What is being asked
Return the listing below unchanged, minus its pictures.

<<<<

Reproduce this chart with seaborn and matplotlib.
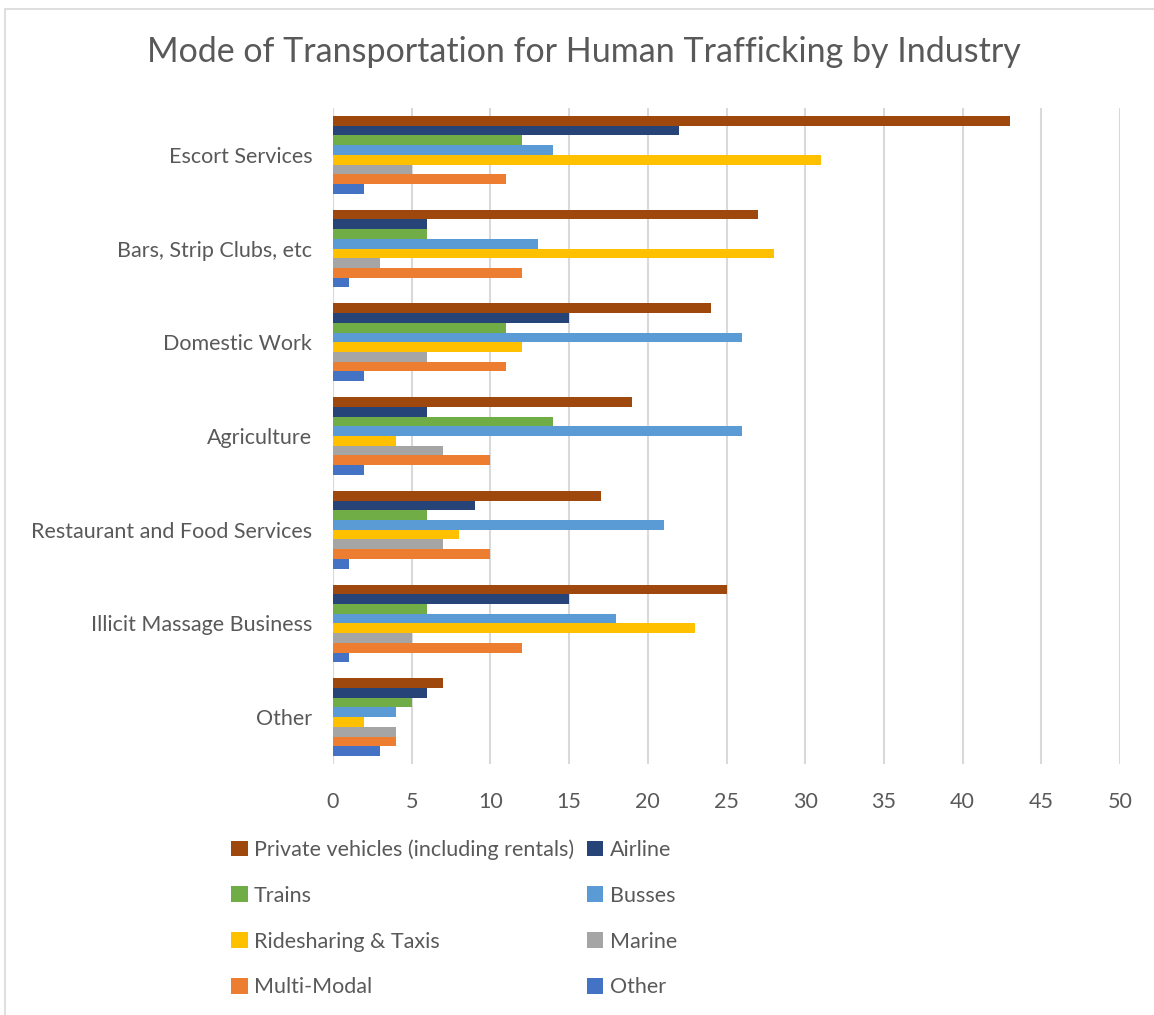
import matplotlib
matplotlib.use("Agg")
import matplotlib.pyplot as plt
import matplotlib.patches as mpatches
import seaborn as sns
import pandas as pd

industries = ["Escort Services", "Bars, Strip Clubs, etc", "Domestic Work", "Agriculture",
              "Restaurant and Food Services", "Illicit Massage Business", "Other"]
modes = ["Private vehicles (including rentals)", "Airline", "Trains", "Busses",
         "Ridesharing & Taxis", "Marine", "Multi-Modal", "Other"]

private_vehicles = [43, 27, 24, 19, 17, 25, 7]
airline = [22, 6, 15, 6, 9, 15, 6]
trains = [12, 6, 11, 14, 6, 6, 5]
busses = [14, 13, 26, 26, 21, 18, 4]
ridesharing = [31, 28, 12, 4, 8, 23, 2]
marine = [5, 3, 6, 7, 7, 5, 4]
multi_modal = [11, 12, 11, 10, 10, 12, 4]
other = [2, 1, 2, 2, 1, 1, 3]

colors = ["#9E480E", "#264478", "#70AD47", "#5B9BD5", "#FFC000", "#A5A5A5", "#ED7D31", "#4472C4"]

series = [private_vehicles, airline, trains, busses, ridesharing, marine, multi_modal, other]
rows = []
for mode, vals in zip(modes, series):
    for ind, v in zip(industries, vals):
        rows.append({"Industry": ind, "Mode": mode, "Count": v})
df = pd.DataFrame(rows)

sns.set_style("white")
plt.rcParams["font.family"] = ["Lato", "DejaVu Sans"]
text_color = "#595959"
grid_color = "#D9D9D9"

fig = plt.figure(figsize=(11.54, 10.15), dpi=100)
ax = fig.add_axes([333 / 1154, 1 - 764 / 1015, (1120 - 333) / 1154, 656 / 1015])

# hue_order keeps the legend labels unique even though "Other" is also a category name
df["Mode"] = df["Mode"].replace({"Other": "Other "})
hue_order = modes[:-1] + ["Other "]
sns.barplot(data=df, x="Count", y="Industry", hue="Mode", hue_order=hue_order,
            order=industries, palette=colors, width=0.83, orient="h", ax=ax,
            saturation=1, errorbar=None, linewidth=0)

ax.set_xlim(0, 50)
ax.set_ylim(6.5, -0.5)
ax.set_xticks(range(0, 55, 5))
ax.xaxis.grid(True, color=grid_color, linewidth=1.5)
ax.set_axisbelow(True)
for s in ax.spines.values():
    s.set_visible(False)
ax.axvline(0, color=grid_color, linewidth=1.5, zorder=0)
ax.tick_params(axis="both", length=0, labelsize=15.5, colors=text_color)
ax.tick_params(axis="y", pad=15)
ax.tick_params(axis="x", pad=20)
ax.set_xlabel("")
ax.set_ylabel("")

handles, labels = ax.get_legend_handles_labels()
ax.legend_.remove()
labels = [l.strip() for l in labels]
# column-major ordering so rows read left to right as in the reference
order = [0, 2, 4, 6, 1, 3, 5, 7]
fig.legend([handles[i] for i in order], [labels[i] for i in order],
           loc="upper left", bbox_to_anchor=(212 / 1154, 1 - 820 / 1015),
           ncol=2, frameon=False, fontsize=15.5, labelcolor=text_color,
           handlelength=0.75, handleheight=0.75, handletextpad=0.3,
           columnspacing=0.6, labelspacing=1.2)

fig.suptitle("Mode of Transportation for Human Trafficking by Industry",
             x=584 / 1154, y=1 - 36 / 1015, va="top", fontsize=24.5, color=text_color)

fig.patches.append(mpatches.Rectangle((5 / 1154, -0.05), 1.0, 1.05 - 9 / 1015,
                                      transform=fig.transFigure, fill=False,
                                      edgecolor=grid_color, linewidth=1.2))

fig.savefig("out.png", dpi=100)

>>>>

Expected answer
Reproduce this chart with seaborn and matplotlib.
import matplotlib
matplotlib.use("Agg")
import matplotlib.pyplot as plt
import matplotlib.patches as mpatches
import seaborn as sns
import pandas as pd

industries = ["Escort Services", "Bars, Strip Clubs, etc", "Domestic Work", "Agriculture",
              "Restaurant and Food Services", "Illicit Massage Business", "Other"]
modes = ["Private vehicles (including rentals)", "Airline", "Trains", "Busses",
         "Ridesharing & Taxis", "Marine", "Multi-Modal", "Other"]

private_vehicles = [43, 27, 24, 19, 17, 25, 7]
airline = [22, 6, 15, 6, 9, 15, 6]
trains = [12, 6, 11, 14, 6, 6, 5]
busses = [14, 13, 26, 26, 21, 18, 4]
ridesharing = [31, 28, 12, 4, 8, 23, 2]
marine = [5, 3, 6, 7, 7, 5, 4]
multi_modal = [11, 12, 11, 10, 10, 12, 4]
other = [2, 1, 2, 2, 1, 1, 3]

colors = ["#9E480E", "#264478", "#70AD47", "#5B9BD5", "#FFC000", "#A5A5A5", "#ED7D31", "#4472C4"]

series = [private_vehicles, airline, trains, busses, ridesharing, marine, multi_modal, other]
rows = []
for mode, vals in zip(modes, series):
    for ind, v in zip(industries, vals):
        rows.append({"Industry": ind, "Mode": mode, "Count": v})
df = pd.DataFrame(rows)

sns.set_style("white")
plt.rcParams["font.family"] = ["Lato", "DejaVu Sans"]
text_color = "#595959"
grid_color = "#D9D9D9"

fig = plt.figure(figsize=(11.54, 10.15), dpi=100)
ax = fig.add_axes([333 / 1154, 1 - 764 / 1015, (1120 - 333) / 1154, 656 / 1015])

# hue_order keeps the legend labels unique even though "Other" is also a category name
df["Mode"] = df["Mode"].replace({"Other": "Other "})
hue_order = modes[:-1] + ["Other "]
sns.barplot(data=df, x="Count", y="Industry", hue="Mode", hue_order=hue_order,
            order=industries, palette=colors, width=0.83, orient="h", ax=ax,
            saturation=1, errorbar=None, linewidth=0)

ax.set_xlim(0, 50)
ax.set_ylim(6.5, -0.5)
ax.set_xticks(range(0, 55, 5))
ax.xaxis.grid(True, color=grid_color, linewidth=1.5)
ax.set_axisbelow(True)
for s in ax.spines.values():
    s.set_visible(False)
ax.axvline(0, color=grid_color, linewidth=1.5, zorder=0)
ax.tick_params(axis="both", length=0, labelsize=15.5, colors=text_color)
ax.tick_params(axis="y", pad=15)
ax.tick_params(axis="x", pad=20)
ax.set_xlabel("")
ax.set_ylabel("")

handles, labels = ax.get_legend_handles_labels()
ax.legend_.remove()
labels = [l.strip() for l in labels]
# column-major ordering so rows read left to right as in the reference
order = [0, 2, 4, 6, 1, 3, 5, 7]
fig.legend([handles[i] for i in order], [labels[i] for i in order],
           loc="upper left", bbox_to_anchor=(212 / 1154, 1 - 820 / 1015),
           ncol=2, frameon=False, fontsize=15.5, labelcolor=text_color,
           handlelength=0.75, handleheight=0.75, handletextpad=0.3,
           columnspacing=0.6, labelspacing=1.2)

fig.suptitle("Mode of Transportation for Human Trafficking by Industry",
             x=584 / 1154, y=1 - 36 / 1015, va="top", fontsize=24.5, color=text_color)

fig.patches.append(mpatches.Rectangle((5 / 1154, -0.05), 1.0, 1.05 - 9 / 1015,
                                      transform=fig.transFigure, fill=False,
                                      edgecolor=grid_color, linewidth=1.2))

fig.savefig("out.png", dpi=100)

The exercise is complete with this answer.